#### RECORD SET
━━━━━━━━━━━━━━━━━━━━━━━━━━━━━━
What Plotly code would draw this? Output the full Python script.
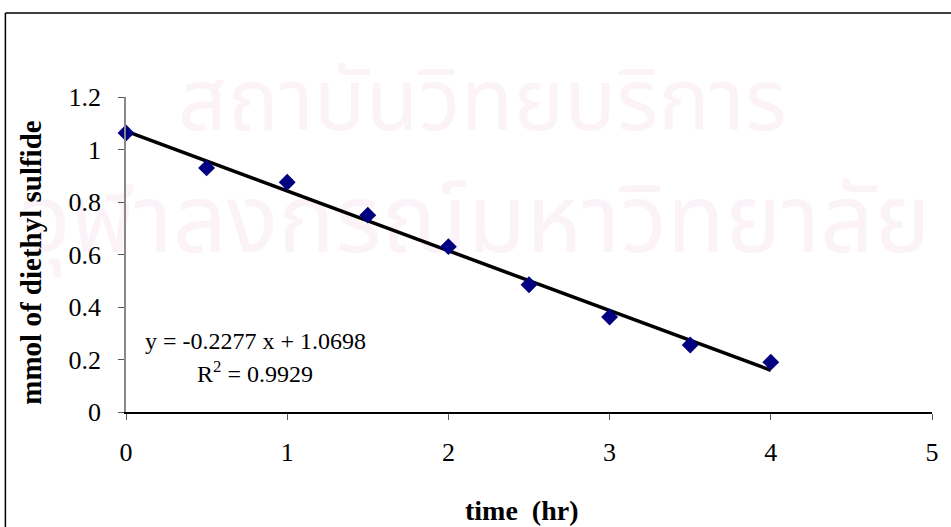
━━━━━━━━━━━━━━━━━━━━━━━━━━━━━━
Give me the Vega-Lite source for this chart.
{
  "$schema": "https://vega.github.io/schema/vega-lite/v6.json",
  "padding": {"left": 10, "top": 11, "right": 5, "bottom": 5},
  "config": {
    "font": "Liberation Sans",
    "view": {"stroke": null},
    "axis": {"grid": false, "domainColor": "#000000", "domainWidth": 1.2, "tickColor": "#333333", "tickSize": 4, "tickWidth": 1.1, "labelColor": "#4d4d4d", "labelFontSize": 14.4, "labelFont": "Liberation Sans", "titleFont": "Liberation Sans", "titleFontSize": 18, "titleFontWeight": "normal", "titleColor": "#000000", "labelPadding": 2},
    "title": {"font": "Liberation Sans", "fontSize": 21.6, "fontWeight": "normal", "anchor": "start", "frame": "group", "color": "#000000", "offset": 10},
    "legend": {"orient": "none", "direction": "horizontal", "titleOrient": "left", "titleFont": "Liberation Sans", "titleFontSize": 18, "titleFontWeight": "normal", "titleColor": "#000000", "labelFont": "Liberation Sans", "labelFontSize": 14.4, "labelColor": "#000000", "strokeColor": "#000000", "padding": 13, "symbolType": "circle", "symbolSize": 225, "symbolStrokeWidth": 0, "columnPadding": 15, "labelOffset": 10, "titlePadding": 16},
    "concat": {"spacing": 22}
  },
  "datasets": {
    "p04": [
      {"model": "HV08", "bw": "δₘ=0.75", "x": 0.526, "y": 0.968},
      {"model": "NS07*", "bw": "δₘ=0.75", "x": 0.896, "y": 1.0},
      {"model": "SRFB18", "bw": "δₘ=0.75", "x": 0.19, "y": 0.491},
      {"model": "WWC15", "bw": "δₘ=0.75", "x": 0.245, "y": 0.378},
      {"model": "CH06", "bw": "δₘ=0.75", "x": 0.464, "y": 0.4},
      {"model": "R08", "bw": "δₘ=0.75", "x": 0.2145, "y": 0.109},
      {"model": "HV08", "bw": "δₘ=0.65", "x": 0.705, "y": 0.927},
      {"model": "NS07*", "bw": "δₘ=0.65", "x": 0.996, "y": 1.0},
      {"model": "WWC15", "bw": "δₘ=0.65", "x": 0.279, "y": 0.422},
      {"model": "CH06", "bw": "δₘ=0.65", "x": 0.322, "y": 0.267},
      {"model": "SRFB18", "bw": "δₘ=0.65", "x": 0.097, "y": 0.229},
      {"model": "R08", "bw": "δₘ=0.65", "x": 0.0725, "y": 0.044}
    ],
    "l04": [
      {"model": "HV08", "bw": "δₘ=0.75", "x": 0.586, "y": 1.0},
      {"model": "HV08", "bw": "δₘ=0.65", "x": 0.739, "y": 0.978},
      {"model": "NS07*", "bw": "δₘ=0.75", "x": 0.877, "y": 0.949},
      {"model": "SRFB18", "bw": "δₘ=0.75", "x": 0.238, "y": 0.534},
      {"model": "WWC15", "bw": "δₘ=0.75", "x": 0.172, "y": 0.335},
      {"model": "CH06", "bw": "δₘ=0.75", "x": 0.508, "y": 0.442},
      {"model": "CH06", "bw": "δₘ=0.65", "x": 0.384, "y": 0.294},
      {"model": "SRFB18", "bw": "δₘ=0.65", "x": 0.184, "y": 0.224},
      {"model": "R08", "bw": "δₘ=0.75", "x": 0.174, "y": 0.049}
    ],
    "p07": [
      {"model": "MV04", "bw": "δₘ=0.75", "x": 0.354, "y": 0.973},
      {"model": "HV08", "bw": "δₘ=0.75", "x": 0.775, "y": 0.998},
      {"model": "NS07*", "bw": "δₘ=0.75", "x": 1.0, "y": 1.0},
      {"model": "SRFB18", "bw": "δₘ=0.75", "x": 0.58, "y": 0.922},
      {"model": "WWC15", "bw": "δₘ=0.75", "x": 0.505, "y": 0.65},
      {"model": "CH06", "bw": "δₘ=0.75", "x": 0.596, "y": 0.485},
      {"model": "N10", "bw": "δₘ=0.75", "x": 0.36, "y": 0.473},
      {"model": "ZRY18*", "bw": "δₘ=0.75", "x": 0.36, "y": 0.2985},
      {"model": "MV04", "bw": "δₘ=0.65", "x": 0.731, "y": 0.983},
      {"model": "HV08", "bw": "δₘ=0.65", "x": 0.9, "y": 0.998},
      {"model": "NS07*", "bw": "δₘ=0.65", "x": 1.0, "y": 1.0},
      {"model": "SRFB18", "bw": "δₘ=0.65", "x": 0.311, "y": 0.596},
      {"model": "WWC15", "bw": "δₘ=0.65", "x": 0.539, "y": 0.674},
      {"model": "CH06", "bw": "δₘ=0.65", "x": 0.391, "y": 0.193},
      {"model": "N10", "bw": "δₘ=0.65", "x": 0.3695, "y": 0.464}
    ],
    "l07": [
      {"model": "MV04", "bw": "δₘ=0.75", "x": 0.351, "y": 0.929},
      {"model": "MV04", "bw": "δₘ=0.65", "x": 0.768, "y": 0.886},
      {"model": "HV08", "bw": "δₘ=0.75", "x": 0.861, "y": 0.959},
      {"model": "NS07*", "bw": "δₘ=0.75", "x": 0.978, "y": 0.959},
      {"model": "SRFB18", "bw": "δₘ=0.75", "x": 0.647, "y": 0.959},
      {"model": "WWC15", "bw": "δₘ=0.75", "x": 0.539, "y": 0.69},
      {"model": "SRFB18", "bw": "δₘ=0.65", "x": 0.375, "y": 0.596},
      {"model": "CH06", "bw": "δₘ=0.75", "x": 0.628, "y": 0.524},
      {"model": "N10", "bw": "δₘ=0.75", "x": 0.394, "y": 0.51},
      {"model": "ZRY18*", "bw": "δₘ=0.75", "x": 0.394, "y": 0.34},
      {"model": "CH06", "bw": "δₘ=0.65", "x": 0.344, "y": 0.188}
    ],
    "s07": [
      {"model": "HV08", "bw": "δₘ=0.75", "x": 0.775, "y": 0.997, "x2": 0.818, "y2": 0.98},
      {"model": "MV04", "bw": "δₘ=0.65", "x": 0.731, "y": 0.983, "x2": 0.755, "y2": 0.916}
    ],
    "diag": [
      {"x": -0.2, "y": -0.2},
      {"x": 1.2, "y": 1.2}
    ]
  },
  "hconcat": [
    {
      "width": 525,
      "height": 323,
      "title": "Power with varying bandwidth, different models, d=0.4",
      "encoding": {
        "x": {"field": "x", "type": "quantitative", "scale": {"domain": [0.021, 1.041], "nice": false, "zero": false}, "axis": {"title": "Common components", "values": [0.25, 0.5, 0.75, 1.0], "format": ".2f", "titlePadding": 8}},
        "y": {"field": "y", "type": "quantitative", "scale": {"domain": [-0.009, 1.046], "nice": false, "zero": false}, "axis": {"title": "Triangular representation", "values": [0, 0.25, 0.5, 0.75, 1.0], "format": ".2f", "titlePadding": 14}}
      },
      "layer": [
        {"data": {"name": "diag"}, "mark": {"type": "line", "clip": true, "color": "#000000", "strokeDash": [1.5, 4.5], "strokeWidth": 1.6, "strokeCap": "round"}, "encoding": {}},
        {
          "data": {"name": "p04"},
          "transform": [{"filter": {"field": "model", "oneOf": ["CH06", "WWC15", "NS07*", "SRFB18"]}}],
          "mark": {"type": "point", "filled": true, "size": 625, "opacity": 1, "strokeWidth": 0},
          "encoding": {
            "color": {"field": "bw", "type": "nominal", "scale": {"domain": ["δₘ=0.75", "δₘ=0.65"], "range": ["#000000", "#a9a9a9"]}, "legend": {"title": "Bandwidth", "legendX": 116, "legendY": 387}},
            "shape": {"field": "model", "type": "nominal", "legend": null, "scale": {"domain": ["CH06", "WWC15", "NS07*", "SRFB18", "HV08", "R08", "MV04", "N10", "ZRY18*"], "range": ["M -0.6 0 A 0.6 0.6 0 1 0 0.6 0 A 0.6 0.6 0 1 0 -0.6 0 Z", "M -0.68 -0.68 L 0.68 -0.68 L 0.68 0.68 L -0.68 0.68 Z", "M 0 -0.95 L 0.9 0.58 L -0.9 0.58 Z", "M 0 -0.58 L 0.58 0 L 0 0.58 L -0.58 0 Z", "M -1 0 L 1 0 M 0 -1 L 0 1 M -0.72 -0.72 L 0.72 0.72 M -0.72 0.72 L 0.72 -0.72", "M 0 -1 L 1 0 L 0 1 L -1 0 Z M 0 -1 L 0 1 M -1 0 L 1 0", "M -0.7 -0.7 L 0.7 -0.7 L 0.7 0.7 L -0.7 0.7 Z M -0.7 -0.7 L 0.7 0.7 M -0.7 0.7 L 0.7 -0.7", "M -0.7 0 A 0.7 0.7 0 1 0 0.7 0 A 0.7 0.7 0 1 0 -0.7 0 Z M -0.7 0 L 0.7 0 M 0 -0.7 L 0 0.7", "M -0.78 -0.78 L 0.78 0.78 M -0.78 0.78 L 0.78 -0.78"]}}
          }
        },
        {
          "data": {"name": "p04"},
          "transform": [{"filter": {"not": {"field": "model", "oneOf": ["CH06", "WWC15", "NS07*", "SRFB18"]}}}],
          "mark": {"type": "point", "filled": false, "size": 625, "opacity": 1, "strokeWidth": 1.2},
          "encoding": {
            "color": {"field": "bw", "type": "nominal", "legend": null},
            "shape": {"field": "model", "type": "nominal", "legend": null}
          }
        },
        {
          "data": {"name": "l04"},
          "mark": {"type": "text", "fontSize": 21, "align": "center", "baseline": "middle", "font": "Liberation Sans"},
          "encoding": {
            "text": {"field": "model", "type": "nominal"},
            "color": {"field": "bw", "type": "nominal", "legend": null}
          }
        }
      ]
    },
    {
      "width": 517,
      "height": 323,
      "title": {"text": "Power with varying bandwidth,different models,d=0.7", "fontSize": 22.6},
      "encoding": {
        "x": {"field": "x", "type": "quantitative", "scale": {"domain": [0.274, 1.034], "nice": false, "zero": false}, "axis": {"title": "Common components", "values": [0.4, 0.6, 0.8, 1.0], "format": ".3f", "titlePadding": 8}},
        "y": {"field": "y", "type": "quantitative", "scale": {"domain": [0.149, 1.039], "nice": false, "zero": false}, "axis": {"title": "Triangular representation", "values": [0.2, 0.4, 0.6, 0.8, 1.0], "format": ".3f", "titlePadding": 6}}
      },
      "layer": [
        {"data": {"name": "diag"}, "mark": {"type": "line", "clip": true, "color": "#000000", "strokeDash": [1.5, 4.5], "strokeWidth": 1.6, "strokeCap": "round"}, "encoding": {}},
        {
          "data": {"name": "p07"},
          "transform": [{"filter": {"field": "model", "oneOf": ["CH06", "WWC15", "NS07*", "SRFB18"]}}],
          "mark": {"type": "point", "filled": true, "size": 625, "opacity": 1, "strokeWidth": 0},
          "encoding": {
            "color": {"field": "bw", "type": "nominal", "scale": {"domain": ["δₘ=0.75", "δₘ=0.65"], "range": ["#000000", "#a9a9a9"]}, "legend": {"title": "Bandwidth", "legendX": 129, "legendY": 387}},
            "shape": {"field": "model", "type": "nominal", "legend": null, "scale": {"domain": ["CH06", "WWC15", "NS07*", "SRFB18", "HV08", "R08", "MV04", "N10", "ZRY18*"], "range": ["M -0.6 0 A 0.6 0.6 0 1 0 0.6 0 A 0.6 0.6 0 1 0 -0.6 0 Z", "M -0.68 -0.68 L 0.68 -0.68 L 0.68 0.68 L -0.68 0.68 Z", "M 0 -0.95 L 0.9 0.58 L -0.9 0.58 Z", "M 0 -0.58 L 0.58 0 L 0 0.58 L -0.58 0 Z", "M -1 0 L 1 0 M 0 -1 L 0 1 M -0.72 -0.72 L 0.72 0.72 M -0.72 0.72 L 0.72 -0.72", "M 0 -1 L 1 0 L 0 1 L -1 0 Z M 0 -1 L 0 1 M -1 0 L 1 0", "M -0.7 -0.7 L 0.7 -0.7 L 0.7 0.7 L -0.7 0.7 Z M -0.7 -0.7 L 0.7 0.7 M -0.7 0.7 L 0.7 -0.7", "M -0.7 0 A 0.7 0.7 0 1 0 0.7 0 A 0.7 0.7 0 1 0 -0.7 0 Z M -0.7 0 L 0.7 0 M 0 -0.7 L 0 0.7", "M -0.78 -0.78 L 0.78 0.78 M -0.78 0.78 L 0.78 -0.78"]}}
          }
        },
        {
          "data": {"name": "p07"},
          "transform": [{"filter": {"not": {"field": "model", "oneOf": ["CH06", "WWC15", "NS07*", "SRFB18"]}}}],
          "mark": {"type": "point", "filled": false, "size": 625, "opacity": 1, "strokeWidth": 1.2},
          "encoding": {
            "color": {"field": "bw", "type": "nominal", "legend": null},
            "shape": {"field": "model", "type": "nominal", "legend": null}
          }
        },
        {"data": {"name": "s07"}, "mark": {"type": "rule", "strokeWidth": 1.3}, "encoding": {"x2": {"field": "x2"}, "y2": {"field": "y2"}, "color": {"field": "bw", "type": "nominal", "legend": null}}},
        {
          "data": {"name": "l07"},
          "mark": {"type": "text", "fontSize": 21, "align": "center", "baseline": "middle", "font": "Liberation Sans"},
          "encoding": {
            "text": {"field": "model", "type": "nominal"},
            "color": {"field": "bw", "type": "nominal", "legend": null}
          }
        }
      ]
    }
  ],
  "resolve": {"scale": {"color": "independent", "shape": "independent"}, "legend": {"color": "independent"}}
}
━━━━━━━━━━━━━━━━━━━━━━━━━━━━━━
#### WHAT IS BEING ASKED
Gather from the records above every line containing the string "this".

#### CORRECT OUTPUT
What Plotly code would draw this? Output the full Python script.
Give me the Vega-Lite source for this chart.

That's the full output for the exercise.